"Tap Line Case" Summary of Caddo & Choctaw Railway  
  Abstracted from "Tap Line Case", published in Decisions of the Interstate Commerce Commission, 23 I.C.C. 277, 23 I.C.C. 549, and in Decisions of the United States Supreme Court, 234 U.S. 1.  

CADDO & CHOCTAW RAILROAD. We are definitely advised that since the submission of this proceeding the tap line known as the Caddo & Choctaw Railroad has been taken over by the Memphis, Dallas & Gulf, another tap line that is party to the record and which is hereinafter discussed. We shall therefore make only a brief statement of the principal facts shown of record with respect to the Caddo & Choctaw. It was incorporated in 1.907, and the first 4 miles of its track connecting with the Iron Mountain at Rosboro, Ark., and extending into the woods was constructed. In addition to this track, the Caddo River Lumber Company, in whose interest the tap line was incorporated and owned, had an unincorporated logging track about 2 miles in length. Subsequently extensions of the tap line were laid, until at the time of the hearing it had about 14 miles of track running from Rosboro to a point known as Cooper, about a mile and a half from a town of 500 people known as Daisy. The statement on the record was that the people of Daisy were moving over to Cooper. Each holder of two shares of the Caddo River Lumber Company held one share in the railroad corporation. The latter was indebted to the lumber company in a sum exceeding $100,000 for money advanced for the construction of the line.

The mill of the lumber company was about one-fourth of a mile from the Iron Mountain station at Rosboro. It had at the time of the hearing several miles of unincorporated logging tracks connecting with the tap line at various points. The tap line had 1 loco-motive and 18 cars, used chiefly in hauling the logs to the mill, for which service a charge of 50 cents per 1,000 feet, log scale, was made against the lumber company, there being no tariff covering the charge. The tap line also switched the lumber from the mill to the Iron Mountain, and received out of the earnings of that company a division of 4 cents per 100 pounds, except to a limited territory, where the division was only 2 cents. On shipments to points within the state of Arkansas the tap line's charge of 4 cents was added to the rate of the Iron Mountain, there being no joint rate.
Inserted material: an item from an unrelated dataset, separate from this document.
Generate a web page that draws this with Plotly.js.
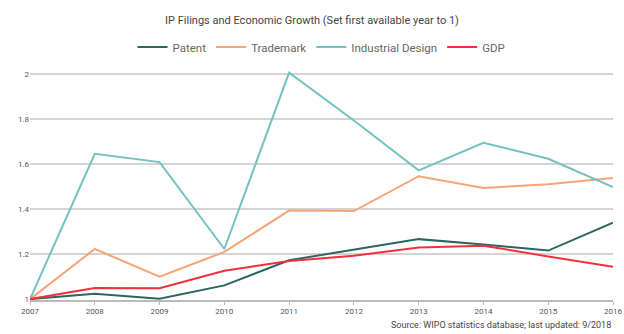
<!DOCTYPE html>
<html>
<head>
<meta charset="utf-8">
<script src="https://cdn.plot.ly/plotly-3.0.1.min.js"></script>
<style>html,body{margin:0;padding:0;background:#fff;}#chart{width:624px;height:334px;}</style>
</head>
<body>
<div id="chart"></div>
<script>
var years = ["2007","2008","2009","2010","2011","2012","2013","2014","2015","2016"];
var patent = [1, 1.024, 1.002, 1.061, 1.173, 1.22, 1.267, 1.243, 1.216, 1.34];
var trademark = [1, 1.223, 1.10, 1.21, 1.394, 1.392, 1.547, 1.495, 1.511, 1.539];
var industrialDesign = [1, 1.647, 1.61, 1.223, 2.008, 1.795, 1.573, 1.696, 1.625, 1.499];
var gdp = [1, 1.049, 1.048, 1.126, 1.17, 1.193, 1.23, 1.238, 1.19, 1.144];
var yTicks = [1, 1.2, 1.4, 1.6, 1.8, 2];
var yTickLabels = ["1", "1.2", "1.4", "1.6", "1.8", "2"];

var font = "Roboto, 'Liberation Sans', Arial, sans-serif";
function tr(name, y, color, w) {
  return {x: years, y: y, name: name, type: "scatter", mode: "lines",
          line: {color: color, width: w}};
}
var data = [
  tr("Patent", patent, "#2b6660", 2),
  tr("Trademark", trademark, "#f7a578", 2),
  tr("Industrial Design", industrialDesign, "#74c2c0", 2),
  tr("GDP", gdp, "#f0303c", 2)
];
var layout = {
  width: 624, height: 334,
  margin: {l: 30, r: 11, t: 70, b: 34},
  paper_bgcolor: "#fff", plot_bgcolor: "#fff",
  title: {text: "IP Filings and Economic Growth (Set first available year to 1)",
          font: {family: font, size: 11, color: "#444"}, x: 0.5, xanchor: "center", y: 0.94, yanchor: "middle"},
  showlegend: true,
  legend: {orientation: "h", x: 0.5, xanchor: "center", y: 1.1, yanchor: "middle",
           font: {family: font, size: 11.5, color: "#666"}, traceorder: "normal"},
  xaxis: {type: "category", showgrid: false, showline: true, linecolor: "#bbb", linewidth: 1.5,
          ticks: "outside", ticklen: 3, tickcolor: "#bbb", range: [0, 9],
          tickfont: {family: font, size: 8, color: "#555"}, zeroline: false, fixedrange: true},
  yaxis: {range: [0.996, 2.02], tickvals: yTicks, ticktext: yTickLabels, showgrid: true,
          gridcolor: "#d4d4d4", gridwidth: 2, zeroline: false, showline: false, ticks: "",
          tickfont: {family: font, size: 8, color: "#555"}, fixedrange: true},
  annotations: [{text: "Source: WIPO statistics database; last updated: 9/2018", xref: "paper", yref: "paper",
                 x: 1, y: -0.11, xanchor: "right", yanchor: "middle", showarrow: false,
                 font: {family: font, size: 9, color: "#444"}}]
};
Plotly.newPlot("chart", data, layout, {displayModeBar: false, staticPlot: true});
</script>
</body>
</html>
The record indicates that no logs were hauled for others than the controlling company, but there were a few outside shippers of staves, etc. Out of its total traffic of 150,000 tons for the fiscal year ending June 30, 1910, more than 95 per cent was the logs and lumber of the proprietary company. Very little merchandise freight was handled and no charge was assessed on less-than-carload movements. There were two or three carloads of fertilizer, cottonseed meal, and cake. A single log train was run daily in each direction, on which passengers were permitted to ride at their own risk, without charge. Out of the aggregate earnings of $19,688.62 for the fiscal year 1909, only $27.96 accrued on traffic in which the lumber company was not directly interested. The following year the operating revenue was $24,550.53. It files annual reports with the Commission.

As its facilities and practices are described on the record, it is apparent that the Caddo & Choctaw was nothing more or less than a facility of the plant of the Caddo River Lumber Company.

In disposing of its ownership of this tap line the Caddo River Lumber Company reserved a trackage right over it for its own logging trains, and in this manner the lumber company continues to haul logs from its forest to its mill. That is our information, and we do not understand that it receives any allowance out of the rate. If, as probably is the case, the Memphis, Dallas & Gulf switches the lumber from the mill to the Iron Mountain rails, it is entitled to receive for the service nothing beyond a reasonable switching charge, which we fix at $1.50 a car.